Article: More Tax Dollars For Failed Charter School Leader
11/17/2005
Homework is a lot tougher for 11-year-old Kendall these days. He's in a new school, more demanding than where he used to go. Greater Cincinnati Community Academy is one of Ohio's 250 publicly financed, but privately operated charter schools. GCCA closed in June.
Local 12 did an investigation of GCCA three years ago. We found financial problems. GCCA secretly kept employee retirement money, and also overbilled the state nearly $1 million for handicapped students the school could not actually document.
We also found ethical problems. GCCA Superintendent Marie Congo hired friends and relatives for big salaries. Her husband, Arthur, made $77,922 dollars a year. Congo's former business partner, Janet Perry, who had been fired by the Cincinnati Public Schools for gross inefficiency as a teacher, was making $87,000.
We also found academic problems. When GCCA was given its charter by the state of Ohio, the school promised, in a contract, to raise student performance. GCCA failed miserably, some scores even went down to single digit passing rates.

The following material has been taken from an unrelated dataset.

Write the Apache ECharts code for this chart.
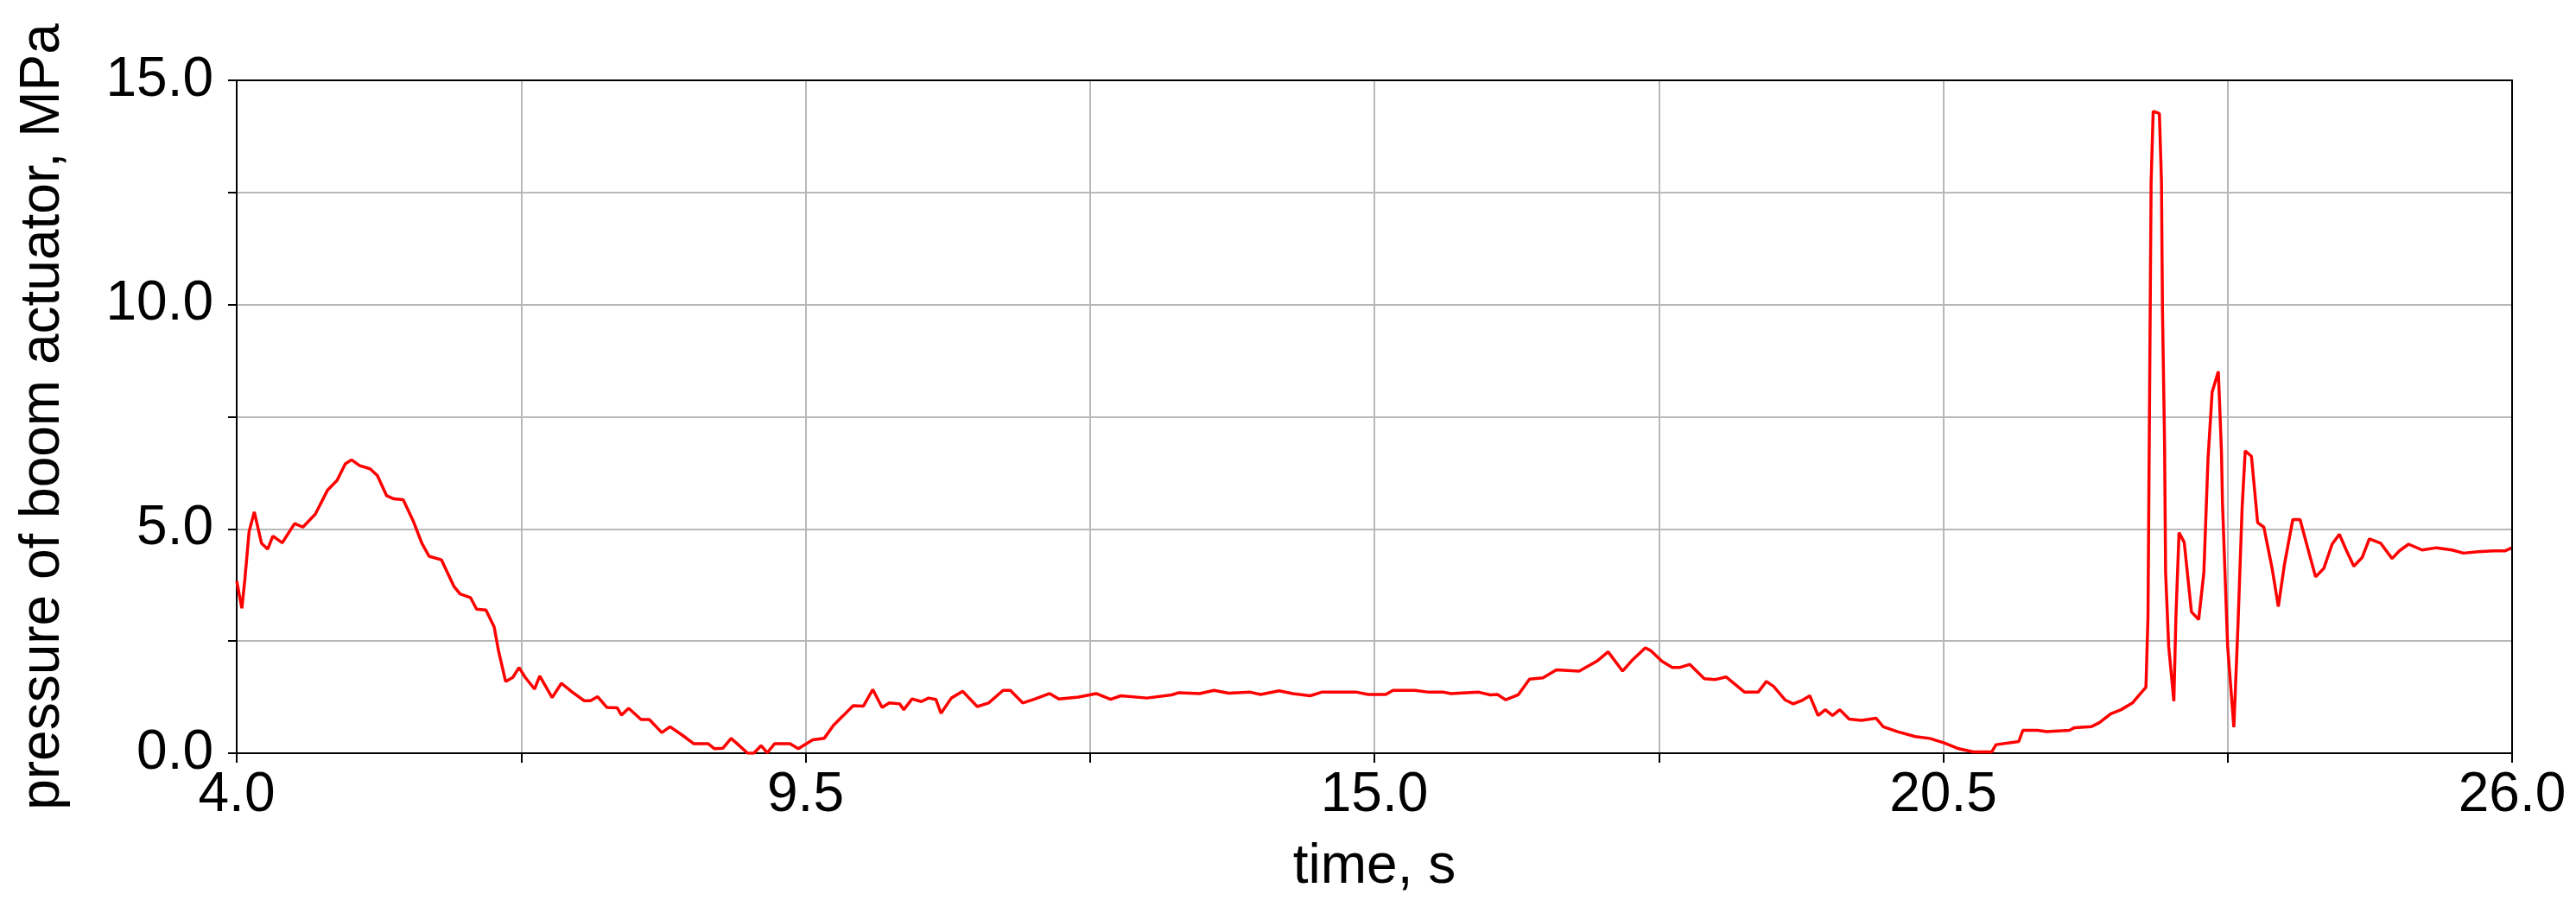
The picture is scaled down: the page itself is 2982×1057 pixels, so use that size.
<!DOCTYPE html>
<html>
<head>
<meta charset="utf-8">
<script src="https://cdn.jsdelivr.net/npm/echarts@6/dist/echarts.min.js"></script>
<style>
html,body{margin:0;padding:0;background:#fff;}
#chart{width:2982px;height:1057px;}
</style>
</head>
<body>
<div id="chart"></div>
<script>
// time, s
var time = [
4.00,4.05,4.08,4.12,4.17,4.24,4.30,4.35,4.44,4.56,4.64,4.76,4.88,4.97,5.05,5.11,5.19,5.29,5.36,5.45,
5.52,5.61,5.71,5.79,5.86,5.98,6.10,6.16,6.26,6.32,6.41,6.49,6.53,6.60,6.67,6.73,6.79,6.88,6.93,7.05,
7.14,7.24,7.36,7.42,7.49,7.58,7.68,7.72,7.79,7.91,7.99,8.11,8.19,8.31,8.42,8.56,8.62,8.70,8.78,8.84,
8.94,9.00,9.07,9.13,9.20,9.35,9.43,9.57,9.68,9.77,9.87,9.96,10.06,10.15,10.24,10.31,10.41,10.45,10.53,10.62,
10.69,10.76,10.81,10.91,11.02,11.16,11.27,11.41,11.48,11.60,11.72,11.86,11.95,12.14,12.31,12.45,12.55,12.80,13.04,13.11,
13.31,13.45,13.59,13.80,13.90,14.08,14.21,14.38,14.49,14.83,14.94,15.11,15.18,15.39,15.53,15.67,15.74,16.01,16.12,16.19,
16.27,16.39,16.50,16.63,16.76,16.98,17.15,17.26,17.40,17.50,17.62,17.67,17.78,17.88,17.95,18.05,18.19,18.29,18.40,18.58,
18.71,18.79,18.86,18.97,19.05,19.13,19.21,19.29,19.36,19.43,19.50,19.59,19.71,19.85,19.92,20.06,20.23,20.37,20.51,20.65,
20.79,20.97,21.01,21.23,21.27,21.41,21.50,21.72,21.77,21.93,22.01,22.12,22.22,22.33,22.40,22.46,22.48,22.49,22.50,22.51,
22.53,22.59,22.61,22.62,22.64,22.65,22.68,22.73,22.75,22.78,22.83,22.90,22.97,23.02,23.06,23.10,23.16,23.19,23.20,23.25,
23.31,23.35,23.39,23.42,23.48,23.54,23.60,23.68,23.74,23.80,23.88,23.95,24.02,24.10,24.18,24.26,24.33,24.40,24.47,24.55,
24.62,24.73,24.84,24.91,25.00,25.13,25.27,25.42,25.53,25.67,25.82,25.93,26.00
];
// pressure of boom actuator, MPa
var pressure = [
3.84,3.23,3.90,4.94,5.38,4.68,4.55,4.84,4.69,5.12,5.04,5.33,5.87,6.08,6.45,6.54,6.41,6.34,6.19,5.74,
5.67,5.65,5.16,4.68,4.39,4.31,3.72,3.55,3.47,3.21,3.19,2.81,2.30,1.60,1.69,1.91,1.69,1.43,1.72,1.24,
1.56,1.37,1.17,1.17,1.26,1.02,1.01,0.85,1.00,0.75,0.75,0.46,0.59,0.40,0.21,0.21,0.10,0.11,0.33,0.21,
0.00,0.00,0.17,0.01,0.21,0.21,0.10,0.30,0.33,0.62,0.85,1.06,1.05,1.42,1.02,1.12,1.10,0.97,1.21,1.15,
1.23,1.20,0.89,1.23,1.38,1.04,1.12,1.40,1.40,1.12,1.21,1.33,1.21,1.25,1.33,1.20,1.28,1.23,1.30,1.35,
1.33,1.40,1.34,1.36,1.31,1.39,1.33,1.28,1.36,1.36,1.31,1.31,1.40,1.40,1.36,1.36,1.33,1.36,1.30,1.31,
1.19,1.30,1.65,1.68,1.86,1.83,2.05,2.26,1.83,2.09,2.35,2.29,2.05,1.91,1.91,1.98,1.66,1.64,1.70,1.36,
1.36,1.60,1.49,1.19,1.10,1.17,1.28,0.84,0.97,0.84,0.97,0.76,0.73,0.78,0.59,0.48,0.37,0.33,0.23,0.10,
0.03,0.03,0.19,0.26,0.51,0.51,0.48,0.51,0.57,0.59,0.68,0.88,0.97,1.12,1.31,1.47,3.06,6.30,9.50,12.71,
14.31,14.26,12.75,9.84,6.93,4.03,2.38,1.16,3.06,4.92,4.70,3.15,2.98,4.03,6.55,8.05,8.51,6.74,5.58,2.38,
0.58,2.86,5.48,6.74,6.62,5.14,5.04,4.12,3.27,4.22,5.21,5.21,4.61,3.93,4.12,4.66,4.88,4.51,4.17,4.36,
4.78,4.68,4.34,4.51,4.66,4.53,4.58,4.53,4.46,4.49,4.51,4.51,4.58
];
// tick labels
var xTickLabels = ['4.0','9.5','15.0','20.5','26.0'];
var yTickLabels = ['0.0','5.0','10.0','15.0'];

var seriesData = time.map(function(t, i){ return [t, pressure[i]]; });
var FONT = '"Liberation Sans", Arial, sans-serif';

var chart = echarts.init(document.getElementById('chart'), null, {renderer:'canvas'});
chart.setOption({
  backgroundColor:'#ffffff',
  animation:false,
  grid:{left:274, right:74, top:93, bottom:185, show:false},
  xAxis:[{
    type:'value', min:4, max:26, interval:2.75,
    name:'time, s', nameLocation:'middle', nameGap:100,
    nameTextStyle:{fontFamily:FONT, fontSize:64, color:'#000'},
    axisLine:{show:true, onZero:false, lineStyle:{color:'#000', width:2}},
    axisTick:{show:true, inside:false, length:11, lineStyle:{color:'#000', width:2}},
    axisLabel:{show:true, margin:17, fontFamily:FONT, fontSize:64, color:'#000',
      formatter:function(v){
        var k = (v-4)/5.5; var r = Math.round(k);
        return Math.abs(k-r) < 1e-6 ? xTickLabels[r] : '';
      }},
    splitLine:{show:true, showMinLine:false, showMaxLine:false, lineStyle:{color:'#b8b8b8', width:2}}
  },{
    type:'value', min:4, max:26, position:'top', z:5,
    axisLine:{show:true, onZero:false, lineStyle:{color:'#000', width:2}},
    axisTick:{show:false}, axisLabel:{show:false}, splitLine:{show:false}
  }],
  yAxis:[{
    type:'value', min:0, max:15, interval:2.5,
    name:'pressure of boom actuator, MPa', nameLocation:'middle', nameRotate:90, nameGap:192,
    nameTextStyle:{fontFamily:FONT, fontSize:64, color:'#000'},
    axisLine:{show:true, onZero:false, lineStyle:{color:'#000', width:2}},
    axisTick:{show:true, inside:false, length:10, lineStyle:{color:'#000', width:2}},
    axisLabel:{show:true, margin:27, fontFamily:FONT, fontSize:64, color:'#000',
      formatter:function(v){
        var k = v/5; var r = Math.round(k);
        return Math.abs(k-r) < 1e-6 ? yTickLabels[r] : '';
      }},
    splitLine:{show:true, showMinLine:false, showMaxLine:false, lineStyle:{color:'#b8b8b8', width:2}}
  },{
    type:'value', min:0, max:15, position:'right', z:5,
    axisLine:{show:true, onZero:false, lineStyle:{color:'#000', width:2}},
    axisTick:{show:false}, axisLabel:{show:false}, splitLine:{show:false}
  }],
  series:[{
    type:'line', xAxisIndex:0, yAxisIndex:0,
    data:seriesData, showSymbol:false, symbol:'none', smooth:false,
    lineStyle:{color:'#ff0000', width:3.5}
  }]
});
</script>
</body>
</html>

GCCA did pay back the money it owed the state and its employees, but problems continued. Enrollment plummeted, and after getting $17 million worth of taxpayer dollars, GCCA was history.
While Greater Cincinnati Community Academy may have closed its doors in Cincinnati, the school is far from dead. It has merely moved 100 miles or so to Columbus.
The school has a brand new sponsor and a brand new name, the George Washington Carver Preparatory Academy. However, the same person, Marie Congo, is in charge.
Critics are outraged.
"For us to allow a con artist from Cincinnati, when they're finally exposed, to go a couple of hours up the road, a couple of seconds by e-mail, to set up the same con, shame on us," said Tom Mooney, President of the Ohio Federation of Teachers.
However, the organization inviting GCCA up the highway says it's a wise move, and despite the school's baggage, it's okay for the baggage handler to come along.
The new sponsor, The Buckeye Community Hope Foundation, has installed a new school board, and promises strict oversight for the school and Dr. Congo. Buckeye Hope says the new GCCA is a legitimate alternative to the troubled Columbus system.
"I really believe with new leadership, completely new staff and with the state turning over the role of education and sponsorship to other organizations, it's going to be a whole new dynamic," said Anthony English, Carver Prep Board Chairman.
State Senator Teresa Fedor, however, thinks Ohio's charter school law needs to be tightened up, to keep places like GCCA from rising from the dead.
"The charter school laws are so permissive in Ohio," said Senator Teresa Fedor. "They're allowed to shop for another sponsor, so you have these bad actors and bad apples going from one sponsor to another. They can probably exist for another 20 years."
Parents at Carver Prep say the school is off to a good start.
However, parents at the new GCCA do not know about the old GCCA. If they did, they might have a few questions.